Di samping beberapa rukun wakaf yang telah di­ kemukakan di atas, ada syarat-syarat tertentu yang harus dipenuhi agar wakaf itu dipandang sah, yaitu:

(1) wakaf itu diserahkan untuk selama-lamanya­ (menurut pendapat sebagian besar ulama­ fikih, kecuali Mazhab Maliki dan Syiah);

(2) wakaf tidak boleh ditarik kembali, baik oleh pe­laku maupun­ ahli warisnya;

(3) harta wakaf tidak boleh dipindahtangankan untuk kepentingan yang bertentangan­ dengan tujuan wakaf itu sendiri; dan

(4) setiap harta wakaf harus dimanfaatkan sesuai dengan­ tujuan wakaf­ pada umumnya.

Dalam perjalanan sejarah Islam, ada dua jenis wakaf yang pernah berlaku dan dibolehkan aga­ma Islam. Pertama, wakaf ahli, yaitu wakaf yang diberikan­ kepada perorangan.

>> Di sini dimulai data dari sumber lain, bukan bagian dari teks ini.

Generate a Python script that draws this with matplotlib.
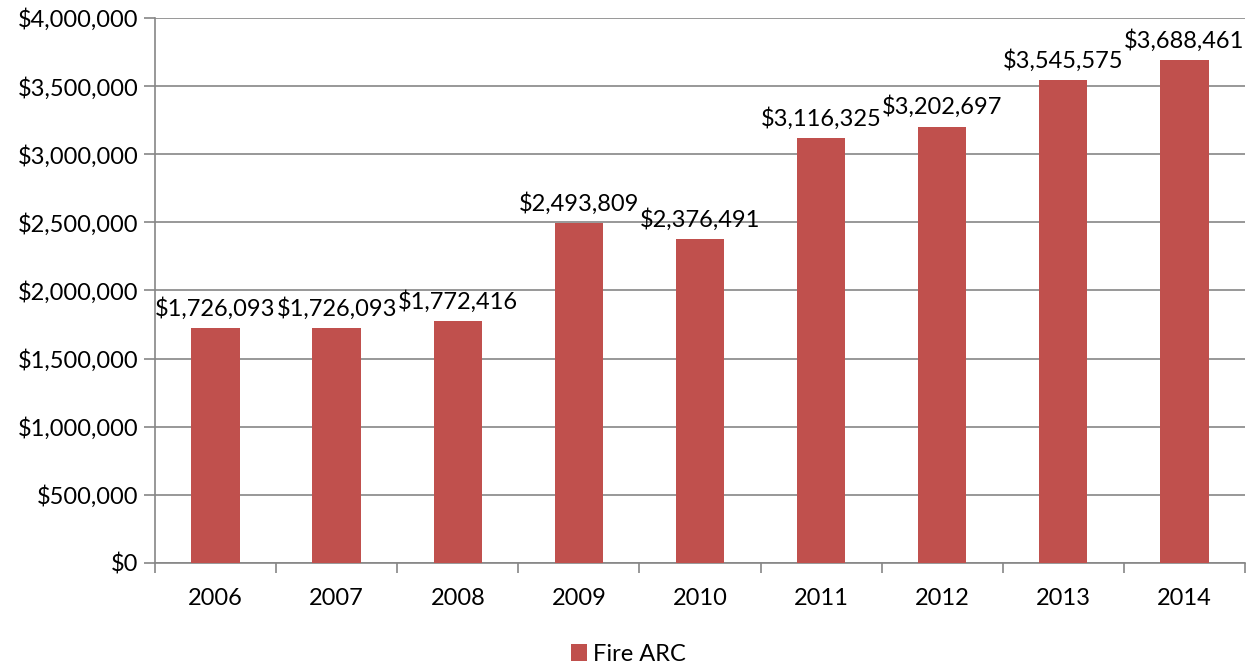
import matplotlib
matplotlib.use('Agg')
import matplotlib.pyplot as plt
from matplotlib.ticker import FuncFormatter, MultipleLocator

plt.rcParams['font.family'] = ['Lato', 'DejaVu Sans']

years = ['2006', '2007', '2008', '2009', '2010', '2011', '2012', '2013', '2014']
fire_arc = [1726093, 1726093, 1772416, 2493809, 2376491, 3116325, 3202697, 3545575, 3688461]

bar_color = '#C0504D'
grid_color = '#868686'
fs = 17

fig = plt.figure(figsize=(12.57, 6.66), dpi=100)
ax = fig.add_axes([0.1233, 0.1547, 0.8671, 0.8183])

x = range(len(years))
bars = ax.bar(x, fire_arc, width=0.4, color=bar_color, zorder=3, label='Fire ARC')

# dollar labels over each bar
for xi, v in zip(x, fire_arc):
    ax.annotate('${:,}'.format(v), (xi, v), xytext=(0, 6), textcoords='offset points',
                ha='center', va='bottom', fontsize=fs, color='black', zorder=4)

ax.set_xlim(-0.5, len(years) - 0.5)
ax.set_ylim(0, 4000000)
ax.yaxis.set_major_locator(MultipleLocator(500000))
ax.yaxis.set_major_formatter(FuncFormatter(lambda v, p: '${:,.0f}'.format(v)))
ax.grid(axis='y', color=grid_color, linewidth=1.2, zorder=0)

# tick marks between categories, labels centred under bars
ax.set_xticks([i + 0.5 for i in range(-1, len(years))])
ax.set_xticklabels([])
ax.set_xticks(list(x), minor=True)
ax.set_xticklabels(years, minor=True)
ax.tick_params(axis='x', which='major', length=7, color=grid_color, width=1.2, direction='out')
ax.tick_params(axis='x', which='minor', length=0, pad=18, labelsize=fs)
ax.tick_params(axis='y', length=8, color=grid_color, width=1.2, direction='out', labelsize=fs, pad=4)

for side in ['top', 'right']:
    ax.spines[side].set_visible(False)
for side in ['left', 'bottom']:
    ax.spines[side].set_color(grid_color)
    ax.spines[side].set_linewidth(1.2)

fig.legend(handles=[bars], labels=['Fire ARC'], loc='center', bbox_to_anchor=(0.5, 0.018),
           frameon=False, fontsize=fs, handlelength=0.7, handleheight=0.7, handletextpad=0.25)

fig.savefig('out.png', dpi=100)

Adanya jenis wakaf­ ini menimbulkan kecenderungan untuk me­menting­kan diri sendiri, sehingga harta wakaf ahli itu sering digunakan hanya untuk kepentingan pribadi. Mi­salnya diberikan kepada ahli warisnya yang tidak memperhatikan­ kepentingan umat. Oleh sebab itu negara seperti Suriah dan Mesir, yang semula mem­bolehkan adanya praktek wakaf ahli, sekarang tidak membenarkannya­ lagi.

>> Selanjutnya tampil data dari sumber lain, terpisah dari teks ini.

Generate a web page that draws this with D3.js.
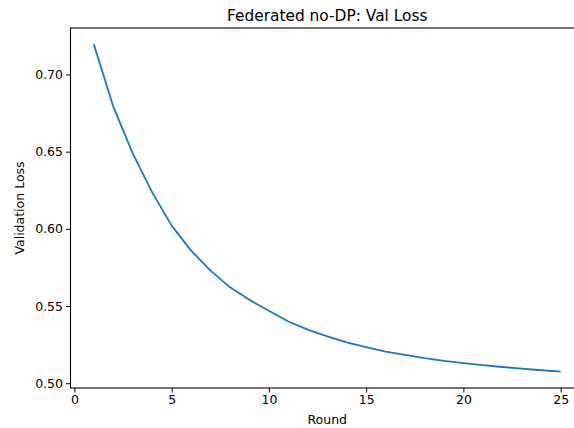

Di Indonesia, secara tradisional sering ditemui pelaksanaan wakaf ahli. Misalnya seorang santri me­wakafkan tanah kepada gurunya. Namun kemudian­ tak satu pun putra-putra gurunya yang menjadi kiai. Harta wakaf lalu menjadi harta turun-temurun.

Kedua, wakaf khairi, yaitu wakaf yang sejak di­ikrarkannya­ memang diperuntukkan bagi kepen­ting­an­ umum. Misalnya wakaf tanah untuk pembangun­an­ masjid dan wakaf sebidang tanah perkebunan­ untuk kepentingan pembiayaan pendidikan agama Islam.

Lembaga wakaf dalam bentuk inilah yang masih umum berjalan di negara-negara yang penduduknya mayoritas beragama Islam. Begitu pentingnya lembaga wakaf ini se­hingga di negara-negara Islam, seperti Mesir dan Arab Saudi, ada kementerian­ wakaf yang khusus mengelola masalah perwakafan.

Di Indonesia, penanganan masalah wakaf­ dipercayakan kepada Departemen Agama bersama Departemen Dalam­ Negeri sebagaimana terlihat dalam Peraturan Pemerintah Nomor 28 Tahun­ 1977, Peraturan Menteri Dalam Negeri Nomor­ 6 tahun 1977, dan Peraturan Menteri Agama Nomor 1 tahun 1978.

Daftar pustaka

al-Asqalani, Syihabuddin Abu Fadl Ibnu Hajar. Fath al-Bari fi Syarh al-Bukhari. Cairo: Mustafa al-Babi al-Halabi, 1959.
al-Jaziri, Abdurrahman. al-Fiqh ‘Ala al-Madzahib al-Arba‘ah. Istanbul: Maktabah Encyclopaedia, 1977.
an‑Nawawi, Abu Zakaria Yahya Muhiddin bin Syarf ad‑Dimasqi. Sahih Muslim bi Syarh an‑Nawawi. Cairo: Dar al‑Misriyah, 1924.
asy-Syafi‘i, Abi Abdillah Muhammad bin Idris. al-Umm. Cairo: Dar asy-Sya’b, 1968.
asy-Syaukani, Muhammad bin Ali bin Muhammad. Nail al-Authar Syarh Muntaqa al-Ikhbar. Beirut: Dar al-Fikr, 1978.
az‑Zarqani, Abu Abdullah Muhammad bin Abdul Baqi bin Yusuf. Syarh al‑Muwatta’ Imam Malik. Cairo: Mahmud Nassar al‑Halabi wa Syirkah, 1961.